→ **BRIEF**: The line holding "const tnfaErr = [0, 4.4, 0, 6.7];" is the last one to output; start at the first line of the data, keep every line in between exactly, and leave out pictures.

=====

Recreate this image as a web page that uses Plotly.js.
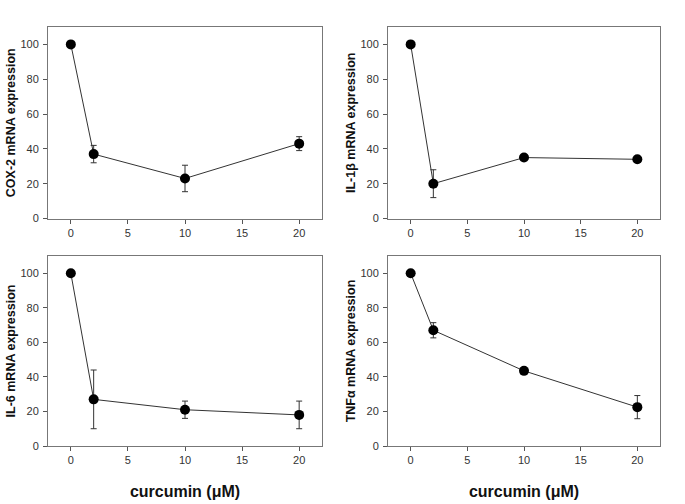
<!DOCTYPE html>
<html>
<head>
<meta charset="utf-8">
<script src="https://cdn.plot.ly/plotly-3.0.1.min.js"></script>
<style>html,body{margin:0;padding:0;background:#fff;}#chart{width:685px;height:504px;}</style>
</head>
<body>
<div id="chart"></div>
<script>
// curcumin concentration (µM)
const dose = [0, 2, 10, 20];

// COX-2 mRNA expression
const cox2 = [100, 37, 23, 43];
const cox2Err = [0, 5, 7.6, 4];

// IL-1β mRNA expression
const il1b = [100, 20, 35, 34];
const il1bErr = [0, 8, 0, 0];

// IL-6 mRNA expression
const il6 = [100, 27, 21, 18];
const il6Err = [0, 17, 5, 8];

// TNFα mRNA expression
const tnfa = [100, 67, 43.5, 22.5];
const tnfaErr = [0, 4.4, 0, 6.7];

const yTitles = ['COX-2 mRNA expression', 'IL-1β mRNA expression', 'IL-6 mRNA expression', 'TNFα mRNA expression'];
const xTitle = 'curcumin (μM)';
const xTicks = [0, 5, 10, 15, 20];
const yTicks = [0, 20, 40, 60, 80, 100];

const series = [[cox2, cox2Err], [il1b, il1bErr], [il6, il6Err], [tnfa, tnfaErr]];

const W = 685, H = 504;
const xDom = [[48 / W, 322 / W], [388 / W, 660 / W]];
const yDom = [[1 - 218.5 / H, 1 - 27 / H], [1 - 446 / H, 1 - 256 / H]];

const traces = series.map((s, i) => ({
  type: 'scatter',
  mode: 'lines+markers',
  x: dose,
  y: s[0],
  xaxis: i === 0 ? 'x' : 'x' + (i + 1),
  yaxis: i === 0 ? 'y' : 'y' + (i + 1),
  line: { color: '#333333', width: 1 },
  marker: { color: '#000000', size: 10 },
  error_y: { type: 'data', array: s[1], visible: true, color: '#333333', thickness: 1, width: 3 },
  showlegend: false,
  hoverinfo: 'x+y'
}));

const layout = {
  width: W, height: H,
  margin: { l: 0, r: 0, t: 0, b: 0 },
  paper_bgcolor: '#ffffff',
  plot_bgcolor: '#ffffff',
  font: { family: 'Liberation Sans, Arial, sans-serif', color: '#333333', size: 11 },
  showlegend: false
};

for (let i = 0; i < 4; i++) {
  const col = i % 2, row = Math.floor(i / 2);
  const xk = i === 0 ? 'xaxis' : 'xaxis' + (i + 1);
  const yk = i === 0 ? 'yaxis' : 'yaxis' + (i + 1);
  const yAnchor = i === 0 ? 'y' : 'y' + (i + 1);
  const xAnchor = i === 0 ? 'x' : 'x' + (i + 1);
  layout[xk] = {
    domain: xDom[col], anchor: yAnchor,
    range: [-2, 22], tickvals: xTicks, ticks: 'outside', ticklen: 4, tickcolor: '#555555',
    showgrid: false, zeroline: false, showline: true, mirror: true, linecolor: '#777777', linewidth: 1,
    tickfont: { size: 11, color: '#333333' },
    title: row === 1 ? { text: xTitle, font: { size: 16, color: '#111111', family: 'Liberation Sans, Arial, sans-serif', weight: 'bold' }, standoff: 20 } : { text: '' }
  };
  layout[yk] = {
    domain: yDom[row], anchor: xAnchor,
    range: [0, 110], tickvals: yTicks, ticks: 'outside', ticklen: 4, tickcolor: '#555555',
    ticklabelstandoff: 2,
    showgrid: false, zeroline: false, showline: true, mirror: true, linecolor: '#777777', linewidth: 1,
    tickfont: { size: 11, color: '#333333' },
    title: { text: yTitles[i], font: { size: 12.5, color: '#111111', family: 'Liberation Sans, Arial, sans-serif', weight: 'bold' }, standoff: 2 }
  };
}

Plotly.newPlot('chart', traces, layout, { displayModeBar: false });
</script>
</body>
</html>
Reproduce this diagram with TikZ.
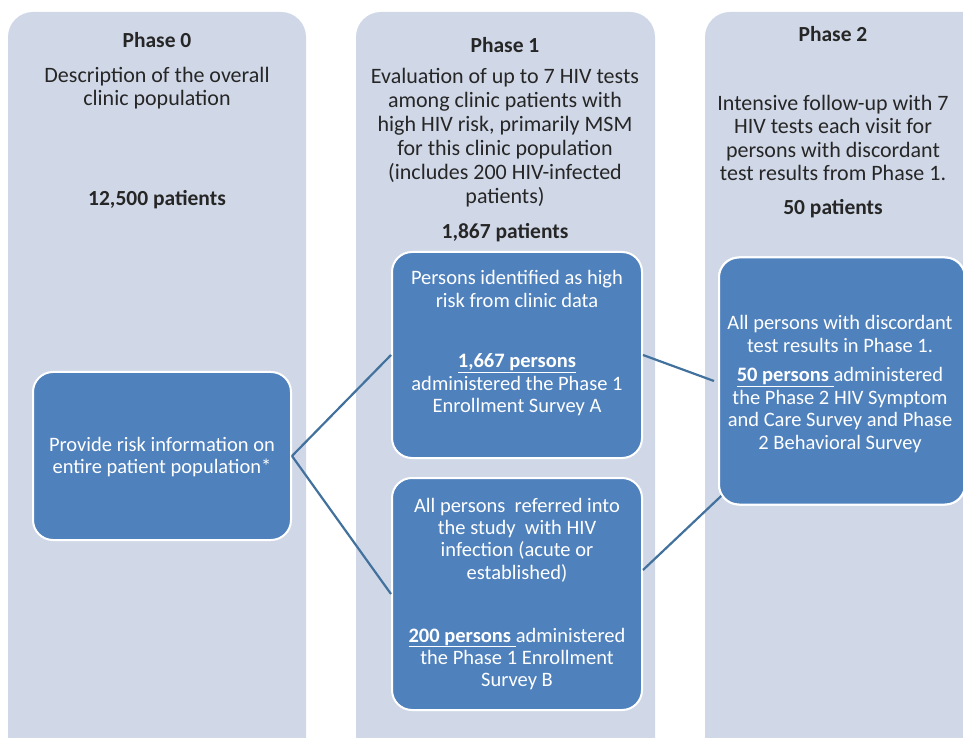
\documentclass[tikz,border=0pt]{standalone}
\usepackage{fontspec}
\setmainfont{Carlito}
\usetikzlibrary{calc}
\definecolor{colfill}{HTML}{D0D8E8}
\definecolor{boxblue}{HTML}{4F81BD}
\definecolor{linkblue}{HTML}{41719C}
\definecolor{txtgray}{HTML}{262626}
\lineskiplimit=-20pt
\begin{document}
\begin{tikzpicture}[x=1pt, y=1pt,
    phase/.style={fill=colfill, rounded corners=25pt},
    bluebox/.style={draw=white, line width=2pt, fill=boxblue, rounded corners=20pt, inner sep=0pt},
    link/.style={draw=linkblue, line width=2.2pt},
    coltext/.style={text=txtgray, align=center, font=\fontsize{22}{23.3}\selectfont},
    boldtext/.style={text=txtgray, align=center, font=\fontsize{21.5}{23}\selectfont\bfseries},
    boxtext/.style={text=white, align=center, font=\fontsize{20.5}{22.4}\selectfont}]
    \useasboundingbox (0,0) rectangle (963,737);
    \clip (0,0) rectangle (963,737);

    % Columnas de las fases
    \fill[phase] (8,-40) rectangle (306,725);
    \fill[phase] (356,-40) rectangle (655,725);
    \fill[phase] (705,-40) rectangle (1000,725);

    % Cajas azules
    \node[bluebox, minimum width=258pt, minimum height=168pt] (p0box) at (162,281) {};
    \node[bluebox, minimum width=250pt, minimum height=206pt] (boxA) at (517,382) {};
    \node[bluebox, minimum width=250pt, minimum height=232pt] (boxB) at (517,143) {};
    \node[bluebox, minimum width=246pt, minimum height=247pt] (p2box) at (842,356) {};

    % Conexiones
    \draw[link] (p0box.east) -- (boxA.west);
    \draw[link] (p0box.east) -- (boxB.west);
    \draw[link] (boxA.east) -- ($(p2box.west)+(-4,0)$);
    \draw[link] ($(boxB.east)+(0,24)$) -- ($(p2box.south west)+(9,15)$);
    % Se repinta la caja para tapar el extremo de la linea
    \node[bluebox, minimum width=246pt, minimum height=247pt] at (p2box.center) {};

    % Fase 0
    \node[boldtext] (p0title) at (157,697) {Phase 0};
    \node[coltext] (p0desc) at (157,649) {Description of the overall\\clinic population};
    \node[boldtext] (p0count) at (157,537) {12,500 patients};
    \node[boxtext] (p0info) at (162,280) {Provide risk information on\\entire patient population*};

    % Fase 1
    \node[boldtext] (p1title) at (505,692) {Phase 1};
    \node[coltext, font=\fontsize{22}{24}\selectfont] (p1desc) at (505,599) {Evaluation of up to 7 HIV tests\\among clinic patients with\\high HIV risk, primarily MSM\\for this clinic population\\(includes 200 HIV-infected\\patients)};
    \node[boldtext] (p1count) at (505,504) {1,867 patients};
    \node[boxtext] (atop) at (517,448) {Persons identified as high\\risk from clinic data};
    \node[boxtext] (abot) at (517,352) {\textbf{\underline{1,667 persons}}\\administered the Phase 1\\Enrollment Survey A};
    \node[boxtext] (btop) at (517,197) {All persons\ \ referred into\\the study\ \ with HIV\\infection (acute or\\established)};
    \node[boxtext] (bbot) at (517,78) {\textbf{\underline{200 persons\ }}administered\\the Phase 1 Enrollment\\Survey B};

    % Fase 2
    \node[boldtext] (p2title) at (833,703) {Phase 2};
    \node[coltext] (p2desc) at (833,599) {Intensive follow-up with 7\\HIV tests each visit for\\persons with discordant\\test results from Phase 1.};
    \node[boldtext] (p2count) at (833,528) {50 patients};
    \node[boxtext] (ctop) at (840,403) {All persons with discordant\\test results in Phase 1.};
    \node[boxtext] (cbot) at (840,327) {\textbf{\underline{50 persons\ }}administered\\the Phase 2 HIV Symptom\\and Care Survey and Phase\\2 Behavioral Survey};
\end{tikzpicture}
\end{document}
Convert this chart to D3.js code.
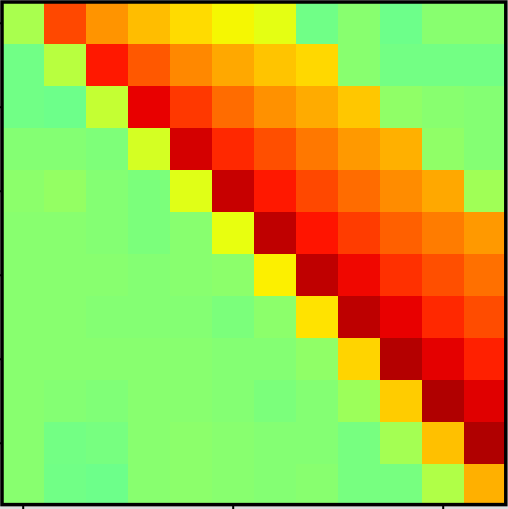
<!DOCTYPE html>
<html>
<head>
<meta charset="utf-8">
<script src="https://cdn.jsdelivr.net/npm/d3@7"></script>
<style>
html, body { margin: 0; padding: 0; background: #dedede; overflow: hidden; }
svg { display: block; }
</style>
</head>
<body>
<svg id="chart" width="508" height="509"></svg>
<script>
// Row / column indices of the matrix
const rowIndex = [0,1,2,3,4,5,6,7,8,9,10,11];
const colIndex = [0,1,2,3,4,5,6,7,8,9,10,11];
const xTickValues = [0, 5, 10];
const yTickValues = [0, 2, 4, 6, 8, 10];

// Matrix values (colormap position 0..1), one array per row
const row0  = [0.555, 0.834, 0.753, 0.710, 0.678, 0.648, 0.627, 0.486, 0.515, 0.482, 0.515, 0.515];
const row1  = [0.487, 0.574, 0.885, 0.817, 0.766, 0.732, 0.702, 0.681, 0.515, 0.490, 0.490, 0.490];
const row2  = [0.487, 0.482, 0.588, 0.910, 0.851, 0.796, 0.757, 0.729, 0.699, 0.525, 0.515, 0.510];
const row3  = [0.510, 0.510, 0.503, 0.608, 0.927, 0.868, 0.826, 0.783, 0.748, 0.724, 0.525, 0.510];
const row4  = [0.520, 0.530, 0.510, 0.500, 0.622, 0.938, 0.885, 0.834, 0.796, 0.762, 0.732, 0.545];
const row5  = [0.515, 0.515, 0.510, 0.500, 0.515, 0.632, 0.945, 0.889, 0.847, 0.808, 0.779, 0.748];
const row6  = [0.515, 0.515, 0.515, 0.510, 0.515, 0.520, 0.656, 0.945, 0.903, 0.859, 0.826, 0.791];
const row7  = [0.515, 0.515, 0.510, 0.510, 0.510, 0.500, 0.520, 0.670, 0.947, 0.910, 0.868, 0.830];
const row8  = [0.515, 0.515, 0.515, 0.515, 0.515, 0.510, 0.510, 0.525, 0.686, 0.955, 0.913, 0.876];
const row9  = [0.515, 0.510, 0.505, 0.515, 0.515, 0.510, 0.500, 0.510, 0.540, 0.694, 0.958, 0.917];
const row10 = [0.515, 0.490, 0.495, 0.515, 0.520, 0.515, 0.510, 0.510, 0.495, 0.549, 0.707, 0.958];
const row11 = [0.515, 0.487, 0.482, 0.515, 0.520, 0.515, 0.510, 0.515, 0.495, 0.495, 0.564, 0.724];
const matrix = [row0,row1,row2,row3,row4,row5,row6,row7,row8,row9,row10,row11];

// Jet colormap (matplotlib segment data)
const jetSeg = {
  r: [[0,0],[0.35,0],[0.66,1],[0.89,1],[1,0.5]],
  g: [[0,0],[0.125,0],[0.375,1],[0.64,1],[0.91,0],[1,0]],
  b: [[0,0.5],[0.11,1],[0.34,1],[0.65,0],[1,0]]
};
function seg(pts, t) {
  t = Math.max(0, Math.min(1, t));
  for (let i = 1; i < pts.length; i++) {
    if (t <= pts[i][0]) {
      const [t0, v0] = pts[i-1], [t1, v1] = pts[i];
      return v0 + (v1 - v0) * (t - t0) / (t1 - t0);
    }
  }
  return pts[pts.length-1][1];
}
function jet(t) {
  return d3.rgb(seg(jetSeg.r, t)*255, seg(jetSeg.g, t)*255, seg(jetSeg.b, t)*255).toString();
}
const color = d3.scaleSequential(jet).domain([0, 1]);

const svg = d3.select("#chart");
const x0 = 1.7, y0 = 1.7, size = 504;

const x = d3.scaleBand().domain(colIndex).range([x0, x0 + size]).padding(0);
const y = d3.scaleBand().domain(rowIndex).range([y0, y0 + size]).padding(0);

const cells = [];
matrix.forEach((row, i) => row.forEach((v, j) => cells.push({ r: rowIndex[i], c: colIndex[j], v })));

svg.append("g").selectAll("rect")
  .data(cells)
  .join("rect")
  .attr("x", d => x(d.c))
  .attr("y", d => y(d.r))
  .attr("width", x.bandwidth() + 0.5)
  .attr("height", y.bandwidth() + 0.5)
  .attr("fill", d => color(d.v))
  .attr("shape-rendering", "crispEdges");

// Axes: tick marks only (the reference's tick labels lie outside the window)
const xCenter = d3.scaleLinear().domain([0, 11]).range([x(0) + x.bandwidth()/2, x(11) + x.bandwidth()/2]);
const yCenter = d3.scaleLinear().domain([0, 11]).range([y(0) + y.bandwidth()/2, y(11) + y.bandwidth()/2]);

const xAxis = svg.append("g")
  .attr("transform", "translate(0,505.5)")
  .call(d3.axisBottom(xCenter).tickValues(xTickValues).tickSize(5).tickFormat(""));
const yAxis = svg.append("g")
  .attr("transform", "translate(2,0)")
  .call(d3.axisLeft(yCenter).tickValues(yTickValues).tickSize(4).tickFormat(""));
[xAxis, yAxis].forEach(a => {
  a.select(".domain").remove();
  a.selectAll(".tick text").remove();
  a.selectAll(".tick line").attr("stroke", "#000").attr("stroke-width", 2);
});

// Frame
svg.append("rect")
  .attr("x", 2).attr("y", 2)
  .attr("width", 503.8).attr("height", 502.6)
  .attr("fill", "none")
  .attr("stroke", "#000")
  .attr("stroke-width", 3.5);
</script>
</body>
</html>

=====

→ **FULL ANSWER**:
Recreate this image as a web page that uses Plotly.js.
<!DOCTYPE html>
<html>
<head>
<meta charset="utf-8">
<script src="https://cdn.plot.ly/plotly-3.0.1.min.js"></script>
<style>html,body{margin:0;padding:0;background:#fff;}#chart{width:685px;height:504px;}</style>
</head>
<body>
<div id="chart"></div>
<script>
// curcumin concentration (µM)
const dose = [0, 2, 10, 20];

// COX-2 mRNA expression
const cox2 = [100, 37, 23, 43];
const cox2Err = [0, 5, 7.6, 4];

// IL-1β mRNA expression
const il1b = [100, 20, 35, 34];
const il1bErr = [0, 8, 0, 0];

// IL-6 mRNA expression
const il6 = [100, 27, 21, 18];
const il6Err = [0, 17, 5, 8];

// TNFα mRNA expression
const tnfa = [100, 67, 43.5, 22.5];
const tnfaErr = [0, 4.4, 0, 6.7];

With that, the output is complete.